Lately I’ve found myself drawn to the biography section of the Providence Public Library. Think of it! Truman, Marechal Foch, Thomas Cranmer, Napoleon, Cleopatra, Nellie Bly, all side by side.

 

 

Recently I read two biographies in a single weekend: one of Edna St. Vincent Millay (“Restless Spirit,” by Miriam Gurko), and “O Rare Don Marquis!” by Edward Anthony.

 

 

By Sunday evening I was sad and thoughtful.

 

 

Biographies generally end with the death of the protagonist. These two were no exception. Millay loved life and dreaded death, so the account of her death at the age of fifty-eight (very soon after the death of her beloved husband) was very saddening. Marquis saw much death in his life – his two children, both of his wives – and died young himself, of a stroke, at fifty-nine years of age.

 

 

I’m fifty-five. Maybe you can see where I’m going with this.

 

 

Millay was the spirit of her age. She wrote tons of lyric poetry, in traditional meter and rhyme; she lived in Greenwich Village and associated with all kinds of people; she was a feminist ahead of her time. Her poetry is memorable, and still anthologized. I find that I know lots of her poetry by heart, even now.

 

 

Is she still taught at all? Does anyone still read her?

 

 

Marquis was a newspaper columnist.
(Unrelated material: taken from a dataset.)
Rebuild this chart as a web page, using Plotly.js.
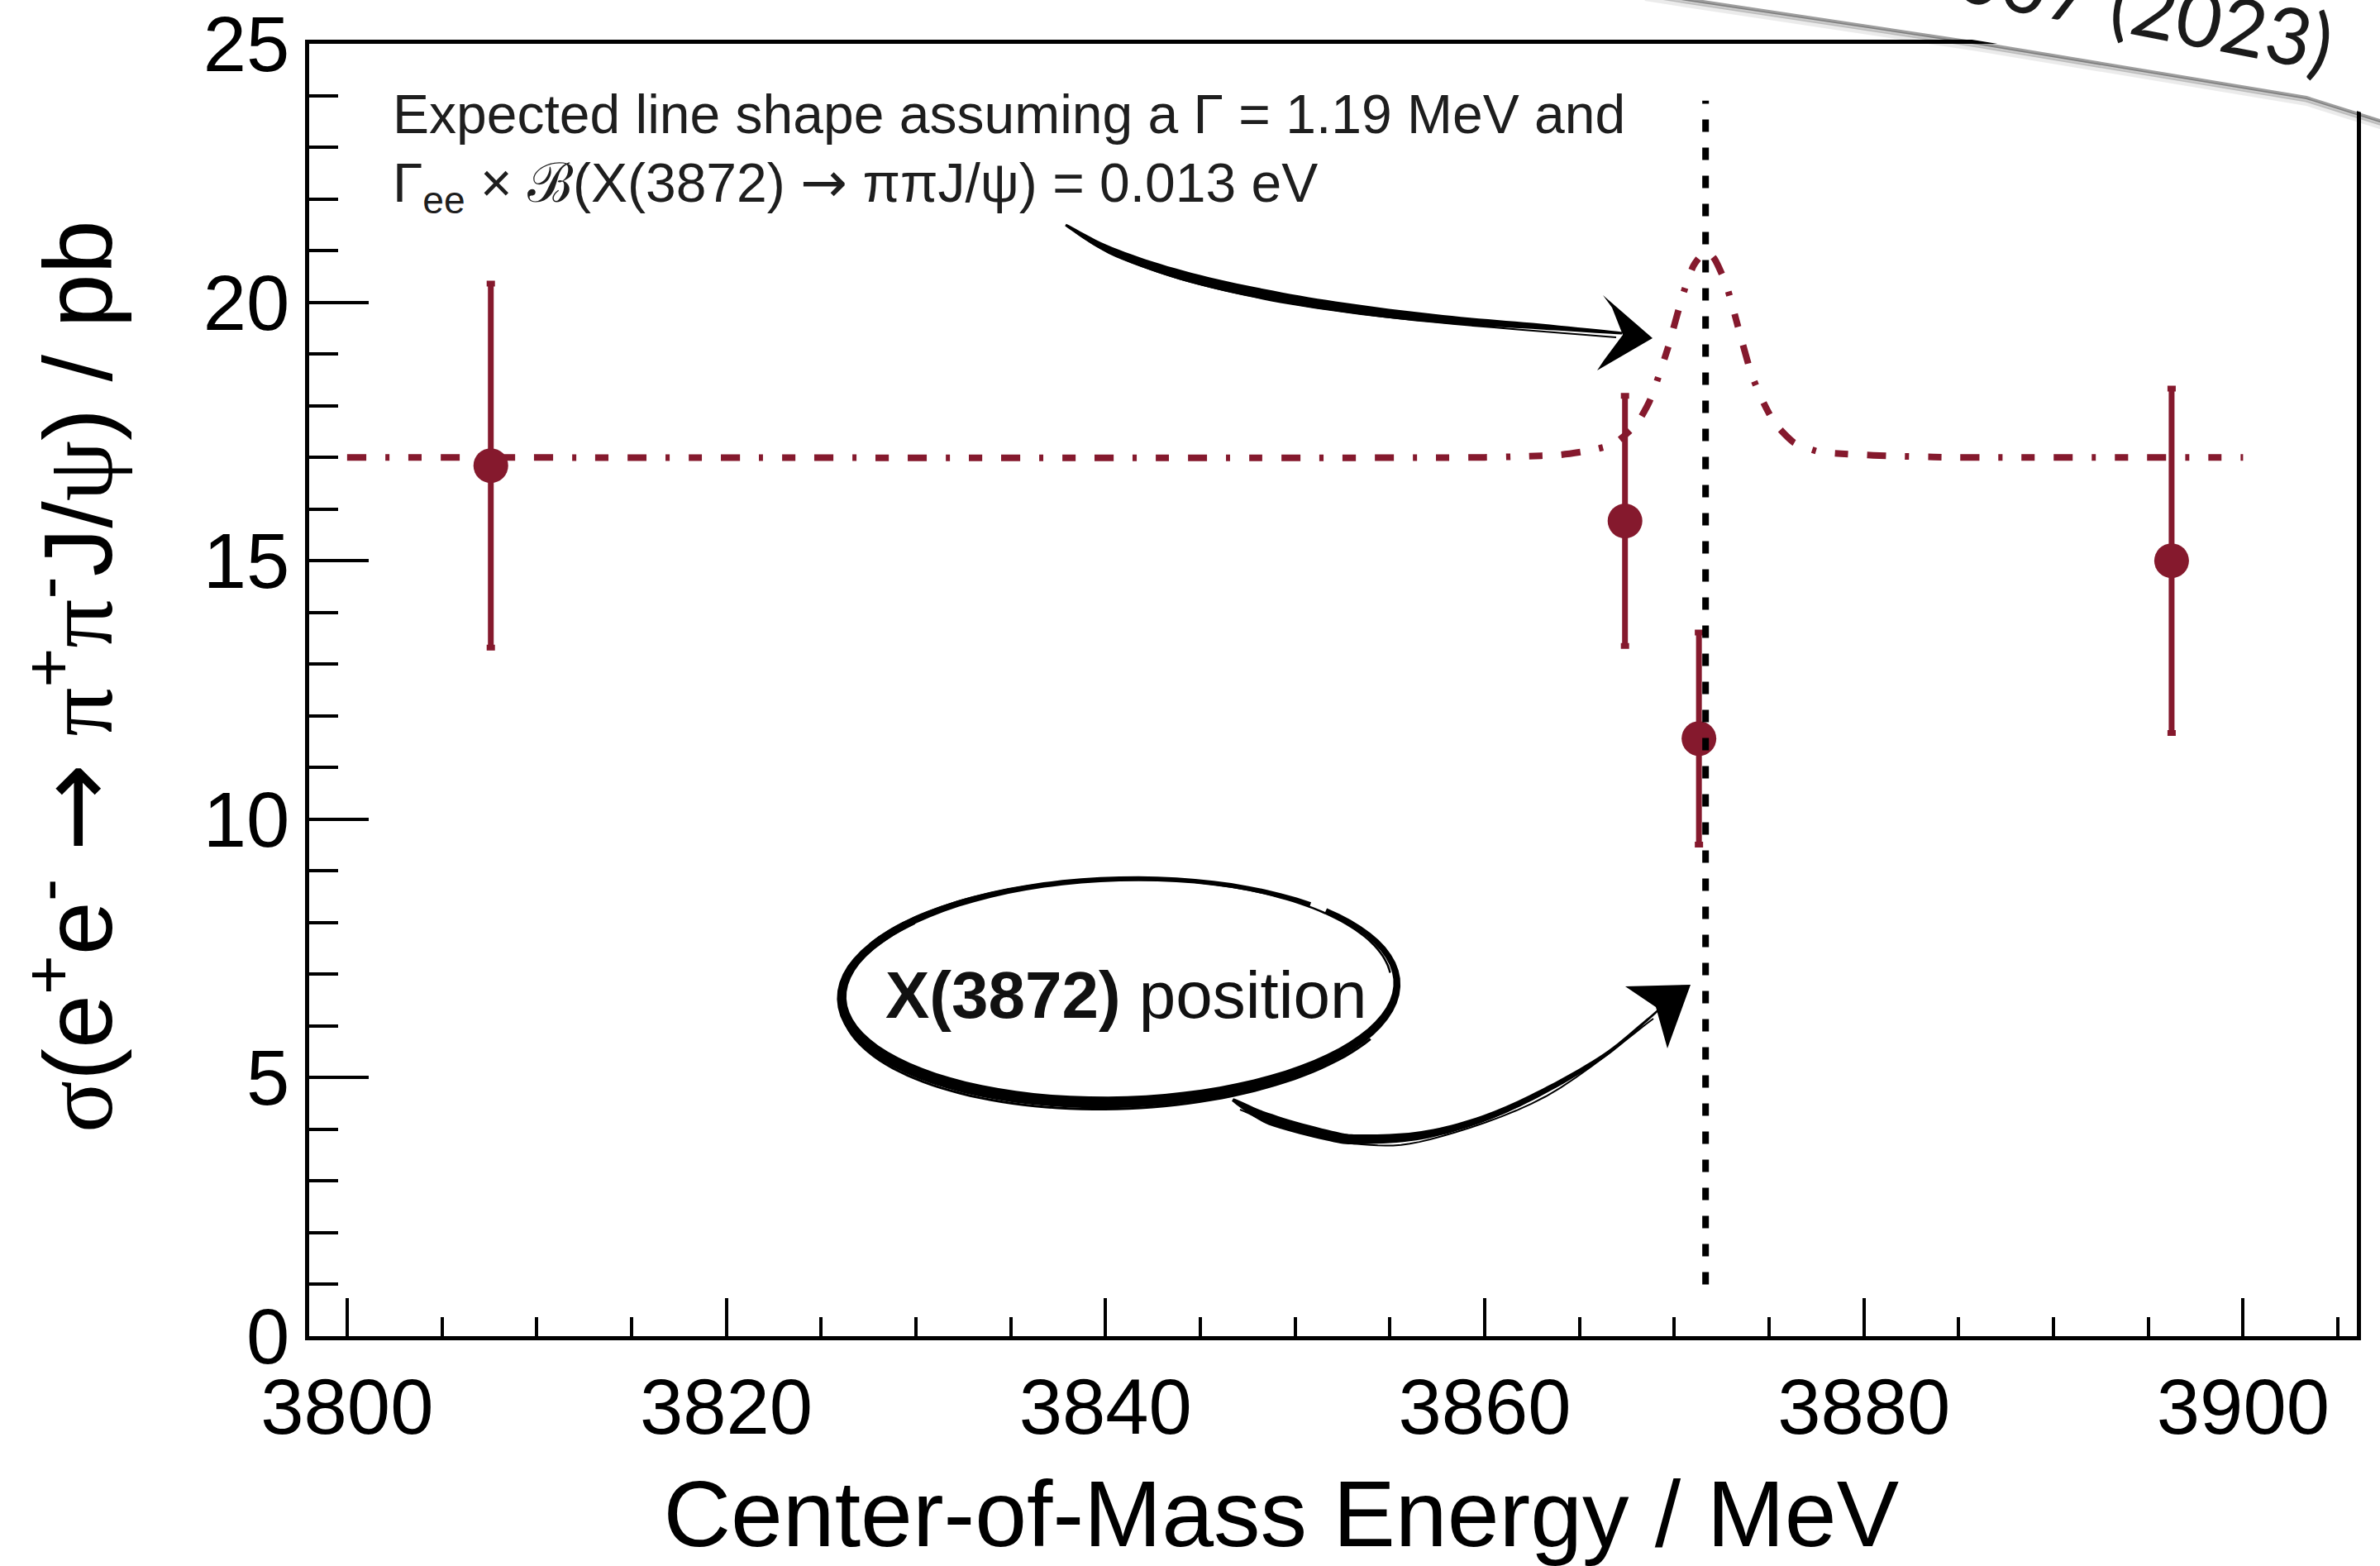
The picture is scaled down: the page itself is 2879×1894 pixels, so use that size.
<!DOCTYPE html>
<html><head><meta charset="utf-8">
<script src="https://cdn.plot.ly/plotly-3.0.1.min.js"></script>
<style>html,body{margin:0;padding:0;background:#fff;}#chart{width:2879px;height:1894px;}</style>
</head><body><div id="chart"></div>
<script>
// ---- data ----
const energies = [3807.58, 3867.40, 3871.30, 3896.23];
const xsec = [16.84, 15.77, 11.56, 15.00];
const xsecErr = [3.52, 2.42, 2.05, 3.33];
const lineShapeE = [3800, 3860, 3862, 3864, 3865.5, 3866.8, 3868.0, 3868.7, 3869.25, 3869.7, 3870.1, 3870.5, 3871.0, 3871.4, 3871.75, 3872.1, 3872.7, 3873.1, 3873.5, 3874.05, 3874.6, 3875.3, 3876.3, 3877.6, 3878.8, 3880.5, 3882, 3885, 3900];
const lineShapeXsec = [17.0, 17.0, 17.02, 17.05, 17.13, 17.26, 17.64, 18.09, 18.65, 19.16, 19.69, 20.2, 20.7, 20.9, 20.97, 20.85, 20.38, 19.88, 19.34, 18.63, 18.14, 17.66, 17.29, 17.11, 17.07, 17.04, 17.02, 17.0, 17.0];
const x3872Mass = [3871.65, 3871.65];
const x3872LineY = [1.0, 23.9];
const xTickVals = [3800, 3820, 3840, 3860, 3880, 3900];
const yTickVals = [0, 5, 10, 15, 20, 25];

const RED = '#85192d';
const SANS = 'Liberation Sans, Arial, Helvetica, sans-serif';
const SERIF = 'Liberation Serif, Times New Roman, serif';
const NB = '\u00a0', ZW = '\u200b';

// ---- plot-area geometry (pixels) used only for decorations ----
const W = 2879, H = 1894, L = 374, R = 2851, T = 53, B = 1616;
const px = v => (v - L) / (R - L);
const py = v => (B - v) / (B - T);
const P = p => px(p[0]).toFixed(5) + ',' + py(p[1]).toFixed(5);
function poly(pts, close) {
  return pts.map((p, i) => (i ? 'L' : 'M') + P(p)).join(' ') + (close ? ' Z' : '');
}
function catmull(pts, ws, n) {
  const out = [], ow = [];
  for (let i = 0; i < pts.length - 1; i++) {
    const p0 = pts[Math.max(i - 1, 0)], p1 = pts[i], p2 = pts[i + 1], p3 = pts[Math.min(i + 2, pts.length - 1)];
    for (let k = 0; k < n; k++) {
      const t = k / n, t2 = t * t, t3 = t2 * t;
      const f = (a, b, c, d) => 0.5 * ((2 * b) + (-a + c) * t + (2 * a - 5 * b + 4 * c - d) * t2 + (-a + 3 * b - 3 * c + d) * t3);
      out.push([f(p0[0], p1[0], p2[0], p3[0]), f(p0[1], p1[1], p2[1], p3[1])]);
      ow.push(ws[i] + (ws[i + 1] - ws[i]) * t);
    }
  }
  out.push(pts[pts.length - 1]); ow.push(ws[ws.length - 1]);
  return [out, ow];
}
function taper(pts, ws) {
  const left = [], right = [];
  for (let i = 0; i < pts.length; i++) {
    const a = pts[Math.max(i - 1, 0)], b = pts[Math.min(i + 1, pts.length - 1)];
    let tx = b[0] - a[0], ty = b[1] - a[1];
    const len = Math.hypot(tx, ty) || 1;
    const nx = -ty / len, ny = tx / len, h = ws[i] / 2;
    left.push([pts[i][0] + nx * h, pts[i][1] + ny * h]);
    right.push([pts[i][0] - nx * h, pts[i][1] - ny * h]);
  }
  return poly(left.concat(right.reverse()), true);
}
function ellipsePts(cx, cy, rx, ry, rot, t0, t1, n) {
  const out = [], c = Math.cos(rot), s = Math.sin(rot);
  for (let i = 0; i <= n; i++) {
    const t = t0 + (t1 - t0) * i / n;
    const ex = rx * Math.cos(t), ey = ry * Math.sin(t);
    out.push([cx + ex * c - ey * s, cy + ex * s + ey * c]);
  }
  return out;
}
const inkShape = (path) => ({type: 'path', xref: 'paper', yref: 'paper', path: path, fillcolor: '#000', line: {width: 0}, layer: 'above'});
const inkLine = (path, w, col) => ({type: 'path', xref: 'paper', yref: 'paper', path: path, line: {width: w, color: col || '#000'}, layer: 'above'});

const shapes = [];
// arrow 1 (to the line shape)
{
  const c = catmull([[1289, 272], [1344, 303], [1430, 333], [1539, 358], [1647, 375], [1756, 387], [1864, 395], [1962, 403]],
                    [3, 9, 12, 13, 12, 10, 7, 3], 10);
  shapes.push(inkShape(taper(c[0], c[1])));
  const c2 = catmull([[1300, 280], [1350, 310], [1440, 341], [1545, 364], [1650, 380], [1760, 392], [1955, 408]], [1, 1, 1, 1, 1, 1, 1], 8);
  shapes.push(inkLine(poly(c2[0]), 2));
  shapes.push(inkShape(poly([[1939, 357], [1999, 409], [1932, 448], [1940, 436], [1963, 405], [1950, 372]], true)));
}
// ellipse around the label
{
  const rot = -0.03;
  const n = 90;
  const e = ellipsePts(1354, 1198, 336, 135, rot, -0.72, -0.72 + 2 * Math.PI - 0.08, n);
  const ws = e.map((p, i) => { const t = -0.72 + (2 * Math.PI - 0.08) * i / n; return 10 + 4 * Math.sin(t) - 1.5 * Math.cos(t); });
  shapes.push(inkShape(taper(e, ws)));
  shapes.push(inkLine(poly(ellipsePts(1357, 1202, 340, 139, rot - 0.01, 0.5, 3.9, 80)), 3));
  shapes.push(inkLine(poly(ellipsePts(1351, 1194, 332, 131, rot + 0.01, 3.6, 6.2, 80)), 2.5));
}
// arrow 2 (to the X(3872) line)
{
  const c = catmull([[1491, 1330], [1537, 1354], [1610, 1374], [1647, 1378], [1720, 1373], [1794, 1353], [1867, 1320], [1940, 1277], [1992, 1234], [2014, 1214]],
                    [4, 14, 13, 12, 10, 8, 7, 5, 3, 2], 10);
  shapes.push(inkShape(taper(c[0], c[1])));
  const c2 = catmull([[1500, 1342], [1560, 1366], [1647, 1384], [1730, 1378], [1870, 1326], [2000, 1232]], [1, 1, 1, 1, 1, 1], 8);
  shapes.push(inkLine(poly(c2[0]), 2));
  shapes.push(inkShape(poly([[1966, 1193], [2045, 1191], [2017, 1268], [2003, 1218]], true)));
}
// sheet of paper lying over the top-right corner
{
  const edge = [[1990, -12], [2040, -4], [2392, 49], [2790, 115], [2879, 143], [2910, 150]];
  const off = d => edge.map(p => [p[0], p[1] + d]);
  shapes.push(inkLine(poly(off(10)), 6, 'rgba(0,0,0,0.08)'));
  shapes.push(inkLine(poly(off(6)), 5, 'rgba(0,0,0,0.20)'));
  shapes.push(inkLine(poly(off(3)), 4, 'rgba(0,0,0,0.38)'));
  shapes.push({type: 'path', xref: 'paper', yref: 'paper', path: poly(edge.concat([[2910, -80], [1990, -80]]), true),
               fillcolor: '#ffffff', line: {width: 0}, layer: 'above'});
}

const traces = [
  {x: lineShapeE, y: lineShapeXsec, type: 'scatter', mode: 'lines',
   line: {color: RED, width: 8, dash: '23px,23px,5px,23px,16px,23px', shape: 'spline', smoothing: 0.6},
   hoverinfo: 'skip'},
  {x: energies, y: xsec, type: 'scatter', mode: 'markers',
   marker: {color: RED, size: 42, line: {width: 0}},
   error_y: {type: 'data', array: xsecErr, visible: true, color: RED, thickness: 7, width: 5}},
  {x: x3872Mass, y: x3872LineY, type: 'scatter', mode: 'lines',
   line: {color: '#000', width: 8, dash: '15px,19px'}, hoverinfo: 'skip'}
];

const axisCommon = {showgrid: false, zeroline: false, showline: true, linecolor: '#000', linewidth: 5, mirror: true,
                    ticks: 'inside', tickcolor: '#000', tickwidth: 4, tickfont: {family: SANS, size: 94, color: '#000'}};

const gr = s => '<span style="font-family:' + SERIF + '">' + s + '</span>';
const arrowBig = '<span style="font-family:DejaVu Sans;font-size:128px">→</span>';
const arrowSmall = '<span style="font-family:DejaVu Sans;font-size:68px">→</span>';

const layout = {
  width: W, height: H,
  margin: {l: L, r: W - R, t: T, b: H - B, pad: 0},
  paper_bgcolor: '#fff', plot_bgcolor: '#fff', showlegend: false,
  xaxis: Object.assign({}, axisCommon, {
    range: [3798, 3906], tickmode: 'array', tickvals: xTickVals, ticktext: xTickVals.map(String), ticklen: 46,
    minor: {tickmode: 'linear', tick0: 3800, dtick: 5, ticklen: 23, tickwidth: 4, tickcolor: '#000', ticks: 'inside'},
    title: {text: 'Center-of-Mass Energy / MeV' + NB + NB + NB + NB + ZW, font: {family: SANS, size: 113, color: '#000'}, standoff: 40}
  }),
  yaxis: Object.assign({}, axisCommon, {
    range: [0, 25], tickmode: 'array', tickvals: yTickVals, ticktext: yTickVals.map(String), ticklen: 72,
    minor: {tickmode: 'linear', tick0: 0, dtick: 1, ticklen: 35, tickwidth: 4, tickcolor: '#000', ticks: 'inside'},
    title: {text: ZW + NB + gr('σ') + '(e<sup>+</sup>e<sup>-</sup> ' + arrowBig + ' ' + gr('π') + '<sup>+</sup>' + gr('π') + '<sup>-</sup>J/' + gr('ψ') + ') / pb',
            font: {family: SANS, size: 117, color: '#000'}, standoff: 72}
  }),
  shapes: shapes,
  annotations: [
    {xref: 'paper', yref: 'paper', x: px(473), y: py(99), xanchor: 'left', yanchor: 'top', showarrow: false,
     text: 'Expected line shape assuming a Γ = 1.19 MeV and', font: {family: SANS, size: 66, color: '#1e1e1e'}},
    {xref: 'paper', yref: 'paper', x: px(473), y: py(179), xanchor: 'left', yanchor: 'top', showarrow: false,
     text: 'Γ<sub>ee</sub> × ℬ(X(3872) ' + arrowSmall + ' ππJ/ψ) = 0.013 eV', font: {family: SANS, size: 66, color: '#1e1e1e'}},
    {xref: 'paper', yref: 'paper', x: px(1069), y: py(1157), xanchor: 'left', yanchor: 'top', showarrow: false,
     text: '<b>X(3872)</b> position', font: {family: SANS, size: 80, color: '#111'}},
    {xref: 'paper', yref: 'paper', x: px(2514), y: py(-9), xanchor: 'center', yanchor: 'middle', showarrow: false,
     textangle: 11, text: 'Phys. Rev. D 107, 032007 (2023)'.slice(-13), font: {family: 'Lato, ' + SANS, size: 95, color: '#1a1a1a', weight: 400}}
  ]
};

Plotly.newPlot('chart', traces, layout, {staticPlot: true, displayModeBar: false});
</script>
</body></html>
He created characters: the Old Soak, an alcoholic managing to get by during Prohibition; Hermione, a fashionable intellectual; Archy, a cockroach who’d been a free-verse poet in a previous life; and Mehitabel, an alley cat who claimed she’d been Cleopatra in a previous life.

 

 

Marquis wanted to be remembered for his serious verse, and his plays.

 

 

He is remembered to this day for Archy and Mehitabel.

 

 

He foresaw this, and dreaded it. He did not want to be remembered for two comic characters he’d created: a literary cockroach, and a cat who was a lady in spite of everything.

 

 

And yet, to this day, these are his books that are remembered.

 

 

There are lessons to be learned from biographies, if you know where to look for them.